Below is the fourth part of my week-long interview with Tom McCarthy:
Mark Thwaite: Who should we be reading from way back when and who should we be reading who is writing now? Why!?
Tom McCarthy: You gotta read the Greeks if you want to understand how the whole symbolic order fits together; it’s like the main-frame from which all subsequent literature springs. Read the Oresteia, Oedipus, Antigone. Then the Renaissance writers, obviously. And the big modernists. Not reading Joyce if you want to be a serious writer would be kind of like not looking at Picasso if you want to paint. In terms of now, I think some of the most interesting literary figures (as I suggested earlier) aren’t necessarily writers. The films of David Lynch, for example, have an extremely literary logic; his latest, Inland Empire, is structured like Finnegans Wake or the novels of Robbe-Grillet, with a set of repetitions regressing inwards, modulating as they repeat. He’s grappling with questions of narrative and representation and identity in a way that mainstream novelists simply aren’t, and is therefore much more interesting as a ‘writer’, even if he isn’t strictly speaking one.

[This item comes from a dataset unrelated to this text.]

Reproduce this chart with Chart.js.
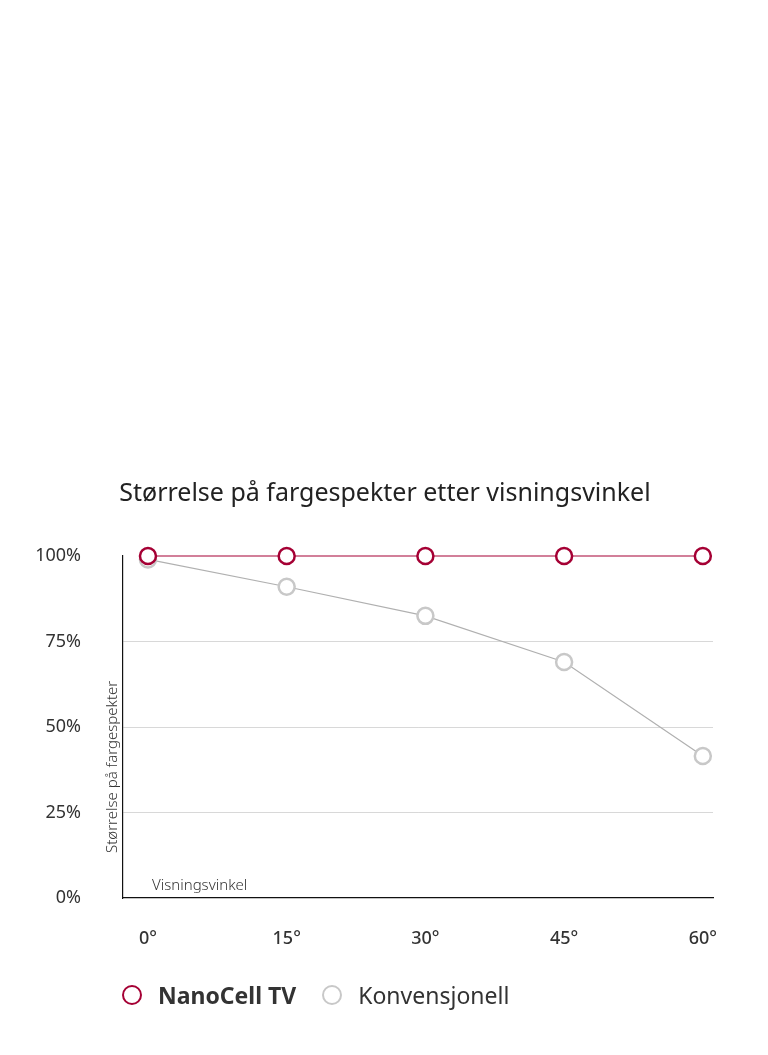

MT: You've established yourself as a writer, but you still see yourself as an artist -- what non-writing work are you involved in at the moment?
TM: I’m heading off to New York this week to present the International Necronautical Society’s (INS) Declaration on Inauthenticity, a joint statement with INS Chief Philosopher Simon Critchley, who I see you’ve interviewed on these pages in the past. It’ll be delivered in the form of a White House-style press conference, at the Drawing Centre on the 25th Sept. There are also INS projects coming up at the Museet Moderna Kunst in Stockholm, where we’re going to install an audio ‘crypt’ in the gallery, at Tate Britain here in London and the Palais de Tokyo in Paris. I’m also working with the artist Johan Grimonprez, who made this brilliant film called Dial H-I-S-T-O-R-Y, all about airline hijacks, which won the Documenta prize a few years ago. He’s working on a new film about Hitchcock and the double, a theme obviously very close to my heart, and I’m writing a kind of voiceover-narrative for it.
MT: Are you dismayed by the current state of writing/publishing?
TM: Nes and yo. I think it’s a great time to be a writer; it’s just an awful time to publish. But, as I suggested earlier, a result of the closing out of literature by corporate publishing here in the UK has been that literature runs underground and bubbles up elsewhere: art, film, philosophy and so on. The borders between these disciplines get blurred, there’s hybridization, new forms emerging. That’s a good thing.